One example is pride, a pleasant feeling associated with achievement and elevated social rank or status. As such, it is often seen as a type of positive emotion that makes us focus more on ourselves. Pride can be good in certain contexts and forms, such as winning a difficult prize or receiving a job promotion.
However, my research with Sheri Johnson and Dacher Keltner finds that when we experience too much pride or pride without genuine merit, it can lead to negative social outcomes, such as aggressiveness towards others, antisocial behavior, and even an increased risk of mood disorders such as mania. Work underway in my laboratory, led by graduate student Hillary Devlin, supports the tantalizing notion that self-focused positive emotions like pride may actually hinder our ability to empathize, or take another person’s perspective during difficult emotional times.
The bottom line: Certain kinds of happiness may at times hinder our ability to connect with those around us.
4. Pursuing happiness may actually make you unhappy.
Not surprisingly, most people want to be happy. We seem hardwired to pursue happiness, and this is especially true for Americans—it’s even ingrained in our Declaration of Independence.
Yet is pursuing happiness healthy? Groundbreaking work by Iris Mauss has recently supported the counterintuitive idea that striving for happiness may actually cause more harm than good. In fact, at times, the more people pursue happiness the less they seem able to obtain it. Mauss shows that the more people strive for happiness, the more likely they will be to set a high standard for happiness—then be disappointed when that standard is not met. This is especially true when people were in positive contexts, such as listening to an upbeat song or watching a positive film clip. It is as if the harder one tries to experience happiness, the more difficult it is to actually feel happy, even in otherwise pleasant situations.
My colleagues and I are are building on this research, which suggests that the pursuit of happiness is also associated with serious mental health problems, such as depression and bipolar disorder. It may be that striving for happiness is actually driving some of us crazy.
How to find healthy happiness?
But how exactly can we attain a healthy dose of happiness? This is the million-dollar question.
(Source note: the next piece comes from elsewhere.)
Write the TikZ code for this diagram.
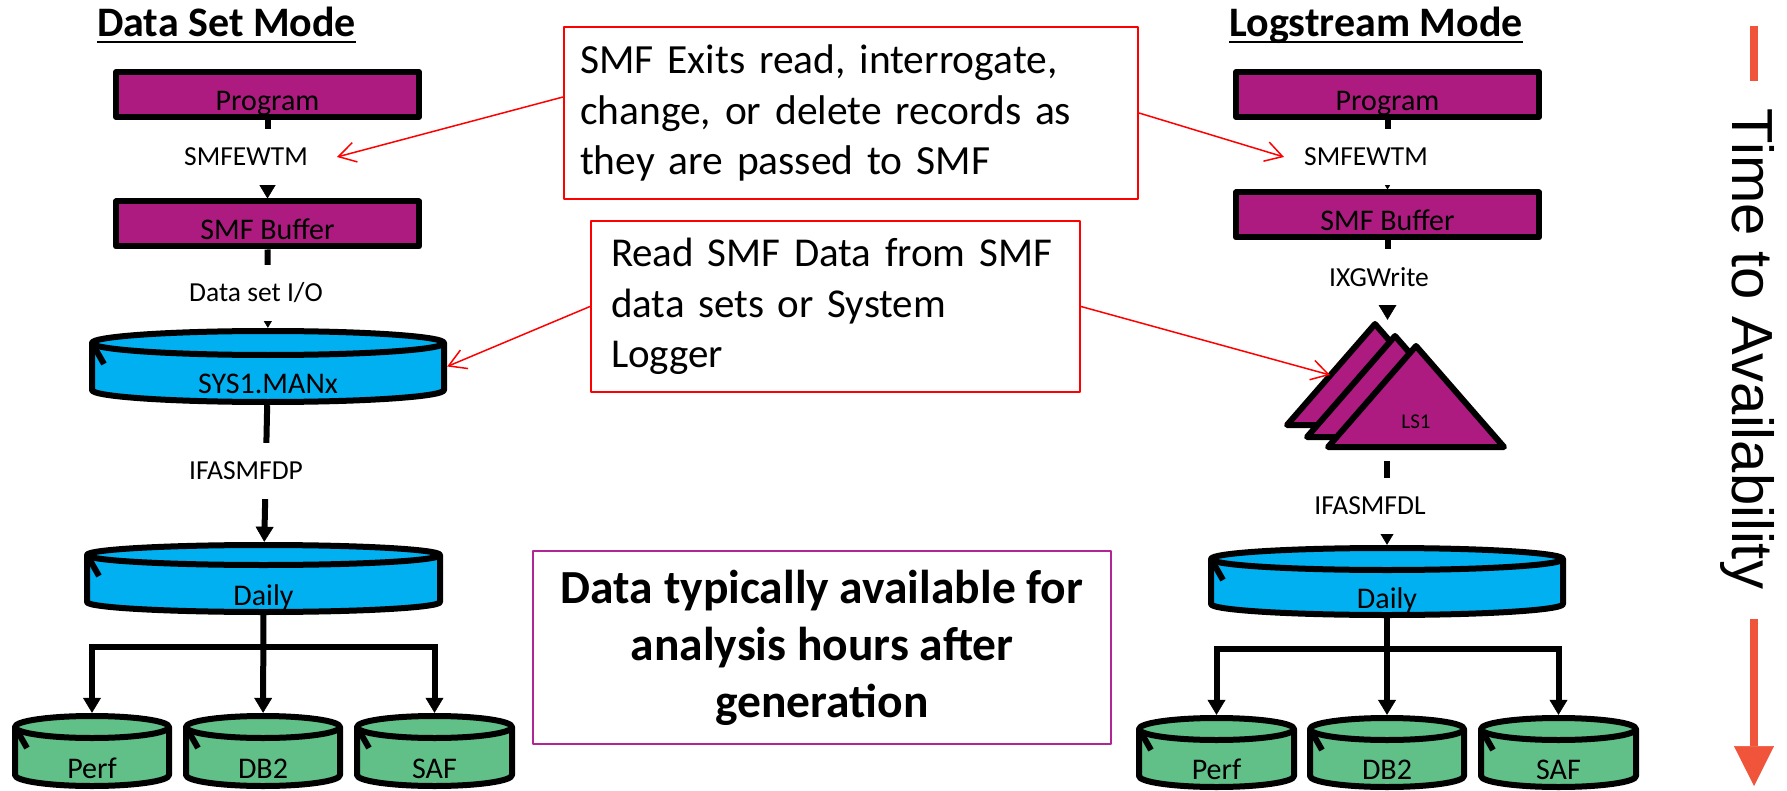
\documentclass[tikz,border=0pt]{standalone}
\usepackage{fontspec}
\setmainfont{Carlito}
\newfontfamily\timefont{Liberation Sans}
\usetikzlibrary{arrows.meta}

\definecolor{smfpurple}{RGB}{173,27,128}
\definecolor{smfblue}{RGB}{0,176,240}
\definecolor{smfgreen}{RGB}{96,192,136}
\definecolor{notered}{RGB}{255,0,0}
\definecolor{notepurple}{RGB}{176,38,150}
\definecolor{timeorange}{RGB}{240,84,58}

\begin{document}
\begin{tikzpicture}[
  x=1pt, y=-1pt,
  line join=round,
  sysbox/.style={draw=black, line width=6pt, fill=smfpurple, minimum width=303pt, minimum height=45pt,
    inner sep=0pt, text height=32pt, text depth=0pt, font=\fontsize{30}{36}\selectfont},
  canline/.style={draw=black, line width=6pt},
  cantext/.style={inner sep=0pt, text height=54pt, text depth=0pt, font=\fontsize{30}{36}\selectfont},
  flow/.style={-{Triangle[length=15pt,width=18pt,line width=0.5pt]}, line width=6pt, line join=miter},
  lbl/.style={fill=white, inner sep=0pt, minimum height=56pt, font=\fontsize{27.5}{33}\selectfont},
  title/.style={inner sep=0pt, anchor=base, font=\bfseries\fontsize{42}{50}\selectfont},
  note/.style={draw=notered, line width=2pt, fill=white, inner xsep=16pt, inner ysep=0pt, align=left,
    font=\fontsize{41.5}{50.5}\selectfont},
  avail/.style={draw=notepurple, line width=2pt, minimum width=578pt, minimum height=193pt, inner sep=0pt,
    align=center, font=\bfseries\fontsize{47.5}{57}\selectfont},
  pointer/.style={-{Straight Barb[length=17pt,width=20pt]}, draw=notered, line width=1.5pt},
  timebar/.style={draw=timeorange, line width=8pt}
]
\useasboundingbox (0,0) rectangle (1787,791);

% Mode titles.
\node[title] (dsTitle) at (226.5,37) {Data Set Mode};
\node[title] (lsTitle) at (1376,37) {Logstream Mode};
\foreach \ttl in {dsTitle,lsTitle}{
  \draw[line width=2.5pt] ([yshift=-5pt]\ttl.base west) -- ([yshift=-5pt]\ttl.base east);
}

% Program and buffer boxes.
\node[sysbox] (progL) at (267.5,94.5) {Program};
\node[sysbox] (bufL) at (267.5,224) {SMF Buffer};
\node[sysbox] (progR) at (1387.5,94.5) {Program};
\node[sysbox] (bufR) at (1387.5,215) {SMF Buffer};

% Disks: name / box / rim / fill / text.
\foreach \cname/\xa/\ya/\xb/\yb/\rim/\cfill/\ctext in {
    manL/89/328/447/405/12/smfblue/SYS1.MANx,
    dailyL/84/542/443/615/10/smfblue/Daily,
    dailyR/1208/545/1566/618/11/smfblue/Daily,
    perfL/12/713/172/789/11/smfgreen/Perf,
    db2L/183/713/343/789/11/smfgreen/DB2,
    safL/354/713/515/789/11/smfgreen/SAF,
    perfR/1136/715/1297/790/11/smfgreen/Perf,
    db2R/1307/715/1467/790/11/smfgreen/DB2,
    safR/1478/715/1639/790/11/smfgreen/SAF}{
  \pgfmathsetmacro{\canRx}{(\xb-\xa)/2-3}
  \pgfmathsetmacro{\canTop}{\ya+3+\rim}
  \pgfmathsetmacro{\canBot}{\yb-3-\rim}
  \pgfmathsetmacro{\canL}{\xa+3}
  \pgfmathsetmacro{\canR}{\xb-3}
  \draw[canline, fill=\cfill] (\canL,\canTop) -- (\canL,\canBot)
    arc[start angle=180, end angle=0, x radius=\canRx, y radius=\rim] -- (\canR,\canTop)
    arc[start angle=0, end angle=-180, x radius=\canRx, y radius=\rim] -- cycle;
  \draw[canline] (\canL,\canTop) arc[start angle=180, end angle=0, x radius=\canRx, y radius=\rim];
  \draw[canline] (\canL,\canTop) -- ++(12,21);
  \node[cantext, minimum width={(\xb-\xa)*1pt}, minimum height={(\yb-\ya)*1pt}] (\cname)
    at ({(\xa+\xb)/2},{(\ya+\yb)/2}) {\ctext};
}

% Log stream triangles.
\foreach \ax/\ay in {1375/324,1395/336,1416/346}{
  \draw[canline, fill=smfpurple] (\ax,\ay) -- (\ax+88,\ay+101) -- (\ax-88,\ay+101) -- cycle;
}
\node[inner sep=0pt, minimum width=226pt, minimum height=130pt] (logstream) at (1397,385) {};
\node[anchor=base, inner sep=0pt, font=\fontsize{21}{25}\selectfont] (lsName) at (1416,428) {LS1};

% Flow connectors.
\draw[flow] (progL) -- (bufL);
\draw[flow] (bufL) -- (manL);
\draw[flow] (manL) -- (dailyL);
\draw[flow] (dailyL) -- (db2L);
\coordinate (forkL) at ([yshift=-32pt]dailyL.south);
\draw[flow] (forkL) -| (perfL);
\draw[flow] (forkL) -| (safL);

\draw[flow] (progR) -- (bufR);
\draw[flow] (bufR.south) -- (bufR.south |- logstream.north);
\draw[flow, shorten <=11pt] (logstream.south -| dailyR.north) -- (dailyR);
\draw[flow] (dailyR) -- (db2R);
\coordinate (forkR) at ([yshift=-31pt]dailyR.south);
\draw[flow] (forkR) -| (perfR);
\draw[flow] (forkR) -| (safR);

% Connector labels.
\node[lbl] (ewtmL) at (246,157) {SMFEWTM};
\node[lbl] (dsioL) at (256,293) {Data set I/O};
\node[lbl] (dumpL) at (246,471) {IFASMFDP};
\node[lbl] (ewtmR) at (1366,157) {SMFEWTM};
\node[lbl] (ixgR) at (1379,277) {IXGWrite};
\node[lbl] (dumpR) at (1370,506) {IFASMFDL};

% Notes.
\node[note, text width=542pt, minimum height=172pt] (exitNote) at (851,113)
  {SMF Exits read, interrogate,\\change, or delete records as\\they are passed to SMF};
\node[note, inner xsep=20pt, text width=449pt, minimum height=171pt, font=\fontsize{41}{50.5}\selectfont]
  (readNote) at (835.5,306.5) {Read SMF Data from SMF\\data sets or System\\Logger};
\node[avail] (availNote) at (822,647.5)
  {Data typically available for\\analysis hours after\\generation};

\coordinate (lsSide) at (1330,375);
\draw[pointer] ([yshift=16pt]exitNote.west) -- ([xshift=29pt]ewtmL.east);
\draw[pointer] (exitNote.east) -- ([xshift=-20pt]ewtmR.west);
\draw[pointer] (readNote.west) -- (manL.east);
\draw[pointer] (readNote.east) -- (lsSide);

% Time axis.
\node[rotate=-90, anchor=base, inner sep=0pt, font=\timefont\fontsize{58}{70}\selectfont] (timeTxt)
  at (1732,349) {Time to Availability};
\coordinate (barTop) at (1754,26);
\coordinate (barEnd) at (1754,81);
\draw[timebar] (barTop) -- (barEnd);
\coordinate (arrTop) at (1754,619);
\coordinate (arrTip) at (1754,786);
\draw[timebar, -{Triangle[length=40pt,width=40pt,line width=0.5pt]}] (arrTop) -- (arrTip);

\end{tikzpicture}
\end{document}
First, it is important to experience happiness in the right amount. Too little happiness is just as problematic as too much. Second, happiness has a time and a place, and one must be mindful about the context or situation in which one experiences happiness. Third, it is important to strike an emotional balance. One cannot experience happiness at the cost or expense of negative emotions, such as sadness or anger or guilt. These are all part of a complex recipe for emotional health and help us attain a more grounded perspective. Emotional balance is crucial.
Finally, it is important to pursue and experience happiness for the right reasons. Too much focus on striving for happiness as an end in itself can actually be self-defeating. Rather than trying to zealously find happiness, we should work to build acceptance of our current emotional state, whatever it may be. True happiness, it seems, comes from fostering kindness toward others—and toward yourself.